Each party shall bear its own costs on appeal.

AFFIRMED IN PART and MODIFIED IN PART.

NOONAN, Circuit Judge,

concurring and dissenting:

I concur in the opinion of the court except as to some damages. On this appeal, we review a record on which the district court looked at actual damages using primarily a standard intended to measure injury to the reputation of persons rather than injury to the goodwill of a business. Goodwill is difficult to quantify but is regularly assessed by accountants in the course of the purchase of a business. It is neither as nebulous nor as fragile as personal reputation. In reviewing the damages under section 912 of the Restatement of Torts, Second, the district court erred as a matter of law.

For accounting purposes, goodwill is typically the difference between the fair market value of the company and its underlying assets and liabilities. See, e.g., Memorial, Inc. v. Harris, 655 F.2d 905, 910 (9th Cir.1980) (East, J.). This accounting calculation is difficult since Skydive Arizona is not a publicly traded company. Nonetheless, there are a variety of methods that might be employed in calculating goodwill and the harm to that asset caused by the Defendants. See Robert F. Reilly, SFAS Nos. 141 and 142 Implications for Goodwill Acquired by M & A 25-FEB Am. Bankr.Inst. J. 48 (2006).

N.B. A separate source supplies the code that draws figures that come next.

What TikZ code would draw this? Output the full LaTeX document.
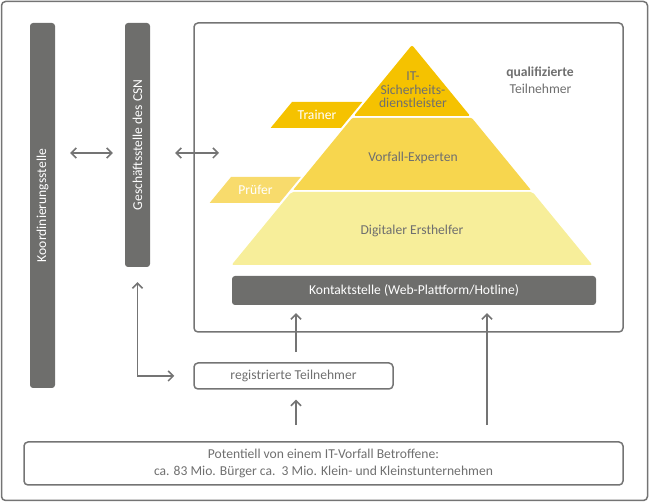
\documentclass[tikz,border=0pt]{standalone}
\usepackage{fontspec}
\setmainfont{Carlito}
\usepackage{tikz}
\usetikzlibrary{arrows.meta, positioning}
\definecolor{csngray}{HTML}{6E6E6C}
\definecolor{csnline}{HTML}{747474}
\definecolor{csntext}{HTML}{6F6F6F}
\definecolor{levelA}{HTML}{F5C200}
\definecolor{levelB}{HTML}{F7D64E}
\definecolor{levelC}{HTML}{F7EE9A}
\definecolor{levelP}{HTML}{F8DB6C}
\tikzset{CSNChart/.style = {% styles of the CSN picture
       bar/.style = {rectangle, fill=csngray, rounded corners=3pt,
                     text=white, inner sep=0pt, align=center},
   outline/.style = {draw=csnline, line width=1.5pt, rounded corners=4pt},
       box/.style = {rectangle, draw=csnline, line width=1.5pt, rounded corners=4pt,
                     text=csntext, inner sep=0pt, align=center},
   lvltext/.style = {text=csntext, inner sep=0pt, align=center},
     arrow/.style = {draw=csnline, line width=1.5pt, -{Straight Barb[length=5pt,width=10pt]}},
    darrow/.style = {arrow, {Straight Barb[length=5pt,width=10pt]}-{Straight Barb[length=5pt,width=10pt]}}}
        }

\begin{document}
\begin{tikzpicture}[CSNChart, x=1pt, y=-1pt,
    font=\fontsize{13.6}{17}\selectfont]
\useasboundingbox (0,0) rectangle (649,502);
\draw[outline] (1.5,1.5) rectangle (647.5,500.5);

% pyramid
\fill[levelA, rounded corners=2pt] (412,45) -- (470.2,116) -- (353.8,116) -- cycle;
\fill[levelB, rounded corners=1pt] (352.1,118) -- (471.9,118) -- (530.9,190) -- (293.1,190) -- cycle;
\fill[levelC, rounded corners=2pt] (291.5,192) -- (532.5,192) -- (592.4,265) -- (231.6,265) -- cycle;
\fill[levelA] (292,102) -- (362.3,102) -- (340.9,128) -- (270.6,128) -- cycle;
\fill[levelP] (231,177) -- (300.8,177) -- (279.4,203) -- (209.6,203) -- cycle;

% nodes
\node (qual)    [outline, minimum width=429pt, minimum height=309pt] at (408.5,177.5) {};
\node (koord)   [bar, minimum width=25pt, minimum height=365pt] at (42.5,205.5)
                {\rotatebox{90}{Koordinierungsstelle}};
\node (gesch)   [bar, minimum width=25pt, minimum height=244pt] at (137.5,145)
                {\rotatebox{90}{Geschäftsstelle des CSN}};
\node (kontakt) [bar, minimum width=364pt, minimum height=29pt] at (414,290.5)
                {Kontaktstelle (Web-Plattform/Hotline)};
\node (reg)     [box, minimum width=199pt, minimum height=26pt] at (293.5,376)
                {registrierte Teilnehmer};
\node (pot)     [box, minimum width=599pt, minimum height=43pt] at (323.5,463.5)
                {Potentiell von einem IT-Vorfall Betroffene:\\ca. 83 Mio. Bürger ca.\ \ 3 Mio. Klein- und Kleinstunternehmen};
\node (itsd)    [lvltext, font=\fontsize{13.6}{13.5}\selectfont] at (413,90) {IT-\\Sicherheits-\\dienstleister};
\node (vorfall) [lvltext] at (413,158) {Vorfall-Experten};
\node (ersth)   [lvltext] at (412,231) {Digitaler Ersthelfer};
\node (trainer) [lvltext, text=white] at (317,115) {Trainer};
\node (pruefer) [lvltext, text=white] at (255.5,190) {Prüfer};
\node (qtitle)  [lvltext, font=\fontsize{13.6}{17}\bfseries] at (540,72.5) {qualifizierte};
\node (qsub)    [lvltext] at (540.5,89) {Teilnehmer};

% extra paths
\coordinate (row)  at (0,153);
\coordinate (inl)  at (219,153);
\coordinate (col1) at (296,0);
\coordinate (col2) at (487,0);
\draw[darrow, shorten <=15pt, shorten >=12pt] (koord.east |- row) -- (gesch.west |- row);
\draw[darrow, shorten <=25pt] (gesch.east |- row) -- (inl);
\draw[darrow, shorten <=15pt, shorten >=19pt] (gesch.south) |- (reg.west);
\draw[arrow, shorten <=10pt, shorten >=8pt] (reg.north -| col1) -- (kontakt.south -| col1);
\draw[arrow, shorten <=16pt, shorten >=10pt] (pot.north -| col1) -- (reg.south -| col1);
\draw[arrow, shorten <=16pt, shorten >=8pt] (pot.north -| col2) -- (kontakt.south -| col2);

\end{tikzpicture}
\end{document}
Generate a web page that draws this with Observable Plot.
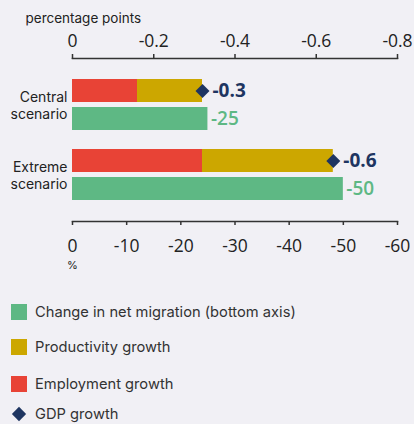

As to the components of the actual damages, “the hundreds of thousands of dollars” spent by Skydive Arizona on advertising are relevant in considering the value of its goodwill, but do nothing to establish the actual damage to that goodwill. They do not measure harm. The profits of the Defendants are also not a measure of the plaintiffs actual damages. The business done by Skydive Arizona is relevant. Its own figures showed no diminution in dives sold. Nothing in fact in the record supports the jury’s assessment of these damages as amounting to $2,500,000. The district court needed to determine them by evidence. See Lindy Pen Co., Inc. v. Bic Pen Corp., 982 F.2d 1400, 1404-05 (9th Cir.1993) (Roll, J.)